Just want to emphasize one thing, how he value his job is not a good or bad judgement. It is way to see if this value match your team. For example, “good salary to feed family”, “career title growth”, “learn more skills from work”, “contribute this company to gain reputation” …are not the value you should judge it as good or bad. You should only identify those as match or not match. Once the evaluation of match not become the judgement of good or bad, then you will be very easy to show disrespect subconsciously, even you actually didn’t want to do and you have no intension. I’ve see some hunters show disrespect subconsciously to candidates via tell them some hard fact which hunters believe is true but can’t actually judged by hunters.

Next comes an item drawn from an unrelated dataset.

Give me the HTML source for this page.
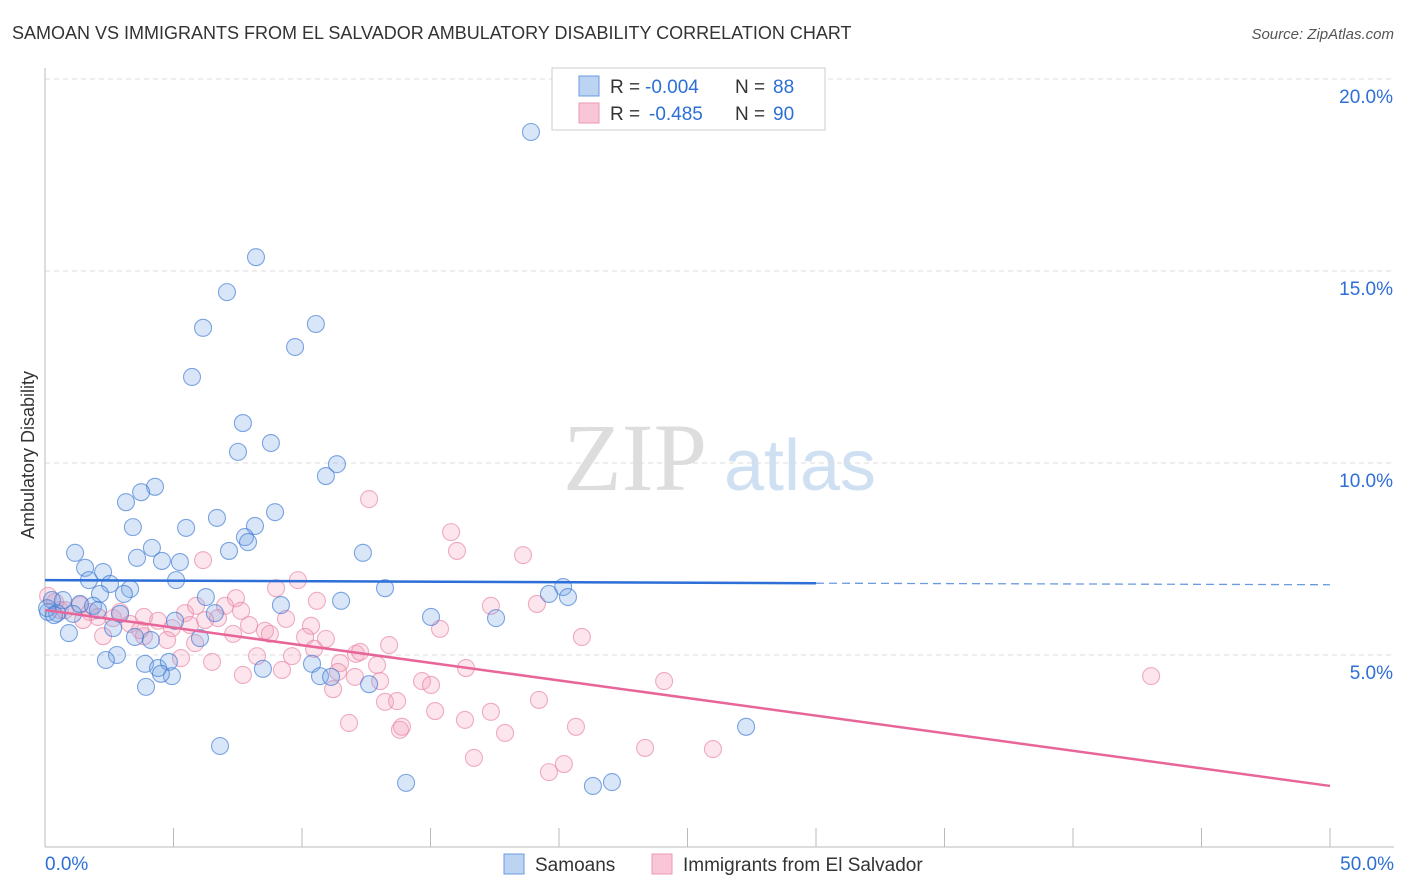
<!DOCTYPE html>
<html><head><meta charset="utf-8"><style>
body{margin:0;background:#fff;font-family:"Liberation Sans",sans-serif;}
svg{display:block}
</style></head><body>
<svg id="c" width="1406" height="892">
<text x="12" y="39" font-size="18" fill="#333">SAMOAN VS IMMIGRANTS FROM EL SALVADOR AMBULATORY DISABILITY CORRELATION CHART</text>
<text x="1394" y="39" font-size="15" fill="#555" font-style="italic" text-anchor="end">Source: ZipAtlas.com</text>
<text x="34" y="455" font-size="18" fill="#333" text-anchor="middle" transform="rotate(-90 34 455)">Ambulatory Disability</text>
<g><text x="635" y="490" font-size="96" fill="#ddd" font-family="Liberation Serif" text-anchor="middle">ZIP</text><text x="800" y="490" font-size="72" fill="#cfe0f3" text-anchor="middle">atlas</text></g>
<g id="grid"></g><g id="ax"></g><g id="pts"></g><g id="trend"></g>
<g>
<rect x="552" y="68" width="273" height="62" fill="#fff" stroke="#ccc"/>
<rect x="579" y="76" width="20" height="20" fill="#bcd3f2" stroke="#6a9be0"/>
<g font-size="19"><text x="610" y="93" fill="#333">R =</text><text x="645" y="93" fill="#2d6fd6">-0.004</text><text x="735" y="93" fill="#333">N =</text><text x="773" y="93" fill="#2d6fd6">88</text></g>
<rect x="579" y="103" width="20" height="20" fill="#f8c6d6" stroke="#ec9ab5"/>
<g font-size="19"><text x="610" y="120" fill="#333">R =</text><text x="649" y="120" fill="#2d6fd6">-0.485</text><text x="735" y="120" fill="#333">N =</text><text x="773" y="120" fill="#2d6fd6">90</text></g>
</g>
<g>
<rect x="504" y="854" width="20" height="20" fill="#bcd3f2" stroke="#6a9be0"/>
<text x="535" y="871" font-size="19" fill="#333">Samoans</text>
<rect x="652" y="854" width="20" height="20" fill="#f8c6d6" stroke="#ec9ab5"/>
<text x="683" y="871" font-size="19" fill="#333">Immigrants from El Salvador</text>
</g>
</svg>
<script>
const yTicks=[5,10,15,20];
const xTickLabels=["0.0%","50.0%"];
const blueX=[18.91,8.21,7.08,6.15,10.54,9.73,5.72,7.70,7.51,8.79,11.36,10.93,4.28,3.74,3.15,6.69,8.95,3.42,5.49,8.17,7.78,7.90,4.16,1.17,3.58,7.16,12.37,4.55,5.25,1.56,2.26,1.71,5.10,2.53,13.23,3.31,20.16,19.61,20.35,2.14,3.07,6.26,11.52,9.18,0.27,0.70,1.36,1.87,2.06,0.12,0.47,2.92,1.09,15.02,17.55,5.06,6.61,0.93,2.65,3.50,4.12,6.03,2.80,2.37,3.89,4.40,4.82,4.94,4.51,10.39,8.48,10.70,11.13,3.93,12.61,27.28,6.81,14.05,21.32,22.06,0.08,0.35];
const blueY=[18.62,15.36,14.45,13.52,13.62,13.02,12.24,11.04,10.29,10.52,9.97,9.66,9.38,9.24,8.98,8.57,8.72,8.33,8.31,8.36,8.07,7.94,7.79,7.66,7.53,7.71,7.66,7.45,7.42,7.27,7.16,6.95,6.95,6.85,6.74,6.72,6.77,6.59,6.51,6.59,6.59,6.51,6.41,6.30,6.43,6.43,6.33,6.28,6.17,6.12,6.09,6.07,6.07,5.99,5.96,5.89,6.09,5.57,5.70,5.47,5.39,5.44,5.00,4.87,4.77,4.66,4.82,4.45,4.51,4.77,4.64,4.45,4.43,4.17,4.24,3.13,2.63,1.67,1.59,1.69,6.22,6.04];
const pinkX=[12.61,15.80,16.03,18.60,6.15,9.84,7.43,10.58,17.35,19.14,8.99,7.00,0.58,1.75,2.65,3.85,4.40,5.45,5.88,6.73,7.94,8.56,9.38,10.35,3.31,4.94,7.32,8.75,10.12,10.93,12.10,13.39,15.37,20.89,12.26,8.25,9.61,6.50,5.29,2.26,3.85,5.84,7.70,9.22,11.48,11.40,12.06,12.92,13.04,14.67,15.02,16.38,24.09,43.04,11.21,13.23,13.70,19.22,17.35,15.18,11.83,16.34,20.66,13.89,17.90,23.35,25.99,16.69,19.61,20.19,0.12,0.39,0.78,1.36,2.06,1.48,2.92,3.70,4.75,6.23,5.64,7.63,10.47,13.81];
const pinkY=[9.06,8.20,7.71,7.60,7.47,6.95,6.48,6.41,6.28,6.33,6.74,6.28,6.17,6.12,5.96,5.99,5.89,6.09,6.28,5.96,5.78,5.63,5.94,5.76,5.81,5.70,5.55,5.55,5.47,5.42,5.03,5.26,5.68,5.47,5.08,4.97,4.97,4.82,4.92,5.49,5.49,5.31,4.48,4.61,4.79,4.56,4.43,4.74,4.32,4.32,4.22,4.66,4.32,4.45,4.11,3.78,3.80,3.83,3.52,3.54,3.23,3.31,3.13,3.13,2.97,2.58,2.55,2.32,1.95,2.16,6.54,6.38,6.17,6.30,5.99,5.91,6.12,5.65,5.39,5.91,5.78,6.15,5.16,3.05];
const blueTrend=[6.95,6.87,6.83];
const pinkTrend=[6.17,1.59];
const NS='http://www.w3.org/2000/svg';
const X=v=>45+v*25.7, Y=v=>847-v*38.4;
function mk(p,t,a){const e=document.createElementNS(NS,t);for(const k in a)e.setAttribute(k,a[k]);document.getElementById(p).appendChild(e);return e;}
yTicks.forEach(t=>{
 const l=mk('grid','line',{x1:45,x2:1394,y1:Y(t),y2:Y(t),stroke:'#ddd','stroke-dasharray':'5,4'});
 
 
 const tx=mk('ax','text',{x:1393,y:Y(t)+24,'font-size':19,fill:'#2d6fd6','text-anchor':'end'});
 tx.textContent=t.toFixed(1)+'%';
 
 
});
const ya=mk('ax','line',{x1:45,x2:45,y1:68,y2:847,stroke:'#bbb'});


const xa=mk('ax','line',{x1:45,x2:1394,y1:847,y2:847,stroke:'#bbb'});


for(let v=0;v<=50;v+=5){
 const t=mk('ax','line',{x1:X(v),x2:X(v),y1:828,y2:847,stroke:'#bbb'});
 
 
}
[[0,'start',45],[50,'end',1394]].forEach((d,i)=>{
 const tx=mk('ax','text',{x:d[2],y:870,'font-size':19,fill:'#2d6fd6','text-anchor':d[1]});
 tx.textContent=xTickLabels[i];
 
 
});
function pts(xs,ys,fill,stroke,name){xs.forEach((x,i)=>{
 const c=mk('pts','circle',{cx:X(x),cy:Y(ys[i]),r:8.5,fill:fill,stroke:stroke,'stroke-width':1.1});
 
 
});}
pts(pinkX,pinkY,'rgba(243,160,188,0.28)','rgba(232,130,165,0.65)','salvador-point');
pts(blueX,blueY,'rgba(120,165,230,0.28)','rgba(60,120,210,0.65)','samoan-point');
const b1=mk('trend','line',{x1:X(0),y1:Y(blueTrend[0]),x2:X(30),y2:Y(blueTrend[1]),stroke:'#2d6fd6','stroke-width':2.5});


const b2=mk('trend','line',{x1:X(30),y1:Y(blueTrend[1]),x2:X(50),y2:Y(blueTrend[2]),stroke:'#6a9be0','stroke-width':1.3,'stroke-dasharray':'8,5'});


const p1=mk('trend','line',{x1:X(0),y1:Y(pinkTrend[0]),x2:X(50),y2:Y(pinkTrend[1]),stroke:'#e8659a','stroke-width':2.5});


</script>
</body></html>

(2) Didn’t check the fact on what in candidate’s experience

Some people believe hire a high potential candidate will be better than hire an experience one. Unfortunately, good engineer can only be reveals his/her potential via demonstrate historical records.

Most of candidates have years working experience can easily describe work, design, scrum, team work and concept very well. But that doesn’t mean he/she can really do. Even really good candidates have the same situation, they could express things that much better then they really did. Why? not because human lies, it is because good engineers tend to move toward to a better approach. Good engineers want to make him self better in skills so once they done a job, they will always have the “improvement idea” in their mind. Therefore, it is not a bad thing. But it is one thing you need to identify during interview process.

For example, few weeks ago I’ve interview an engineer who told me during interview that: one of the most important thing of devops is make transparent of system. Meaning, all technical information could easily to found. However, I simply asked “what and when is the last critical incident which you’ve involved”. Then he of course told me an incident which happened few months ago but when I simply checked “how did you record this incident and when you or your team do retrospective of this incident?” He told me this incident didn’t record due to it fixed soon and didn’t review latter. And of course, he suddenly realized he didn’t actually do what he believe is important.

(3)Didn’t show reality to candidate but show only the wonderful part.

If a candidate match everything without red flag, it is not the end of interview process. We should try to make him join and also make sure he could stay longer in the first place.

The common scenario is hiring manager want this candidate to join so much that makes manager hide something subconsciously. Unfortunately, if candidate onboard and did expect those things, he might leave soon. But even worse is that he did not leave soon but less productive, less motivation and hard to be positive thinking. Because he somehow believed he was cheated.

To make sure that, for high potential and good matching candidate, we should at least spend 10 minutes to speak honest of current bad things in this company. Don’t hide those things or decorate those as “challenges”.

Challenge is a good word what won’t make people uncomfortable. But there will be and there will always be uncomfortable situation in any company. To identify that earlier will also help us filter out people who want to be free-rider.

Another thing to emphasize: I don’t mean you should scare candidates. Of course there will be good thing in your team. Fairly describe team’s current situation, identify good and bad parts, show the goal we could reach together. These could make a transparent conversation starts and actually help candidates make “join” decision.